In a bid to find a book to read from the ebooks on offer from my library, I grabbed another Annabeth Albert - mostly because I was remembering how much I liked her #gaymers series and was hoping that maybe it was just her military series that didn't work for me.

However, this novella really didn't either.

The novella is divided into four parts.

Part one is the get together and I liked it and our boys.

Part two is sex and drama. Lots of sex. Too much sex for me, being honest.

Part three is the lack of communication drama. And sex. Hated both.

Part four is something that actually looks like a healthy couple.


I'll take the first part and the forth part and a little dose of the second part (the drama) and be happy. The third part made me kind of dislike eveything - but especially the way hese two refuse to communicate and Robby in general.


General Word-vomit to Follow








It started off well Robby being cute and awkward and David being sweet and awkward. Then they got together and it soon (in the story, because it skips months at a time) became a case of every time they are alone together, they have sex. Not something I like.

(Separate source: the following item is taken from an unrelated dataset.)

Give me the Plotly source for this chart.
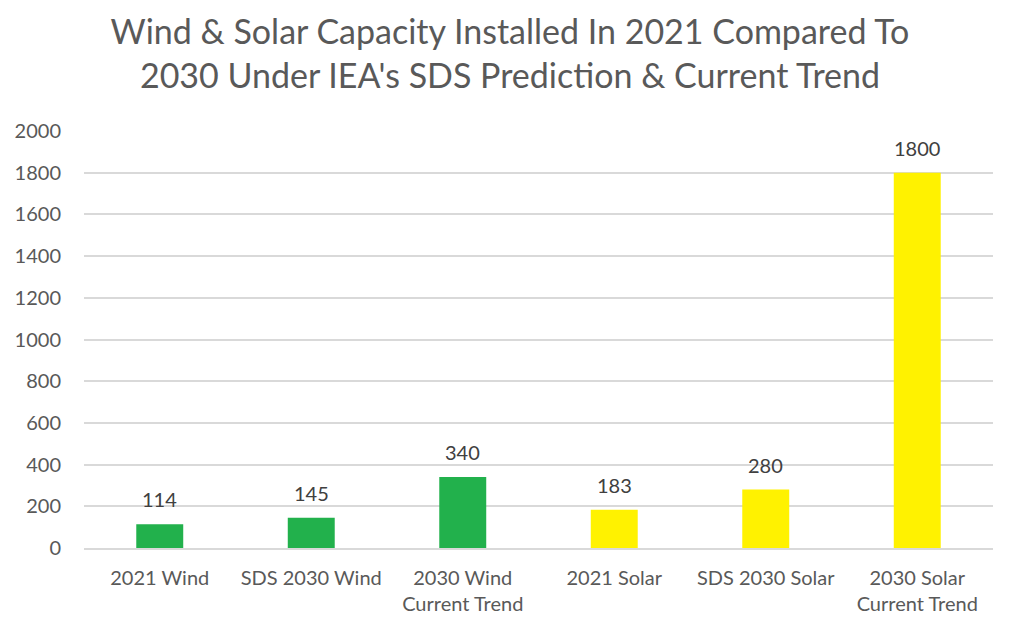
import plotly.graph_objects as go

categories = ["2021 Wind", "SDS 2030 Wind", "2030 Wind Current Trend",
              "2021 Solar", "SDS 2030 Solar", "2030 Solar Current Trend"]
tick_labels = ["2021 Wind", "SDS 2030 Wind", "2030 Wind<br>Current Trend",
               "2021 Solar", "SDS 2030 Solar", "2030 Solar<br>Current Trend"]
values = [114, 145, 340, 183, 280, 1800]
colors = ["#22B14C", "#22B14C", "#22B14C", "#FFF200", "#FFF200", "#FFF200"]
y_ticks = list(range(0, 2001, 200))

FONT = "Lato"

fig = go.Figure()
fig.add_trace(go.Bar(x=categories, y=values, marker=dict(color=colors, line=dict(width=0)),
                     width=0.31, hoverinfo="x+y"))

for c, v in zip(categories, values):
    fig.add_annotation(x=c, y=v, text=str(v), showarrow=False, yanchor="bottom",
                       yshift=11, font=dict(family=FONT, size=20, color="#404040"))

fig.update_layout(
    width=1004, height=625,
    margin=dict(l=76, r=19, t=123, b=85, autoexpand=False),
    paper_bgcolor="white", plot_bgcolor="white",
    title=dict(text="Wind & Solar Capacity Installed In 2021 Compared To<br>2030 Under IEA's SDS Prediction & Current Trend",
               x=0.5, xanchor="center", y=0.943, yanchor="middle",
               font=dict(family=FONT, size=34, color="#595959")),
    showlegend=False,
    xaxis=dict(tickmode="array", tickvals=categories, ticktext=tick_labels,
               tickfont=dict(family=FONT, size=20, color="#595959"),
               showgrid=False, showline=True, linecolor="#D9D9D9", linewidth=1.5,
               ticks="", ticklabelstandoff=11),
    yaxis=dict(range=[0, 2000], tickvals=y_ticks, showgrid=True, gridcolor="#D9D9D9",
               gridwidth=1.5, zeroline=False,
               tickfont=dict(family=FONT, size=20, color="#595959"),
               ticks="", ticklabelstandoff=22),
)

fig.write_html("out.html")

But then, after being together something like nine months, we get this quote from Robby: ‘I wasn't sure we wanted the same thing.' (This book is told in Robby's first person perspective.) This is because Robby and David do not communicate. There's many, many times Robby thinks/feels he should say something to David, ask what David wants, make sure they are on the same page, but he doesn't.

David, who knows what's going on in his head. Is he as conversation-phobic as Robby? Does he actually think they're communicating well and on the same page? We'll never know. But Robby knows David doesn't know what he's doing. David had an asswipe of a boyfriend and Robby learns this is why David assumes things in a relationship to be one way. (Such as never spending the night after sex.) And Robby still refuses to bring these things up.

Which leaves me veering between thinking it is manufactured drama and having no liking of Robby. At all. And I'm so ot used to the romance in novellas relying on miscommunication - or, rather, in this case, missed communication - and it's a big hate of mine. (And the almost requisit misunderstanding that forces the couple apart.)

“You need to at least ask him what he wants instead of decinding for him.” (20 year old barista. Who has more sense that our ‘hero.' And I don't know how old Robby is supposed to be, but he reads very young.)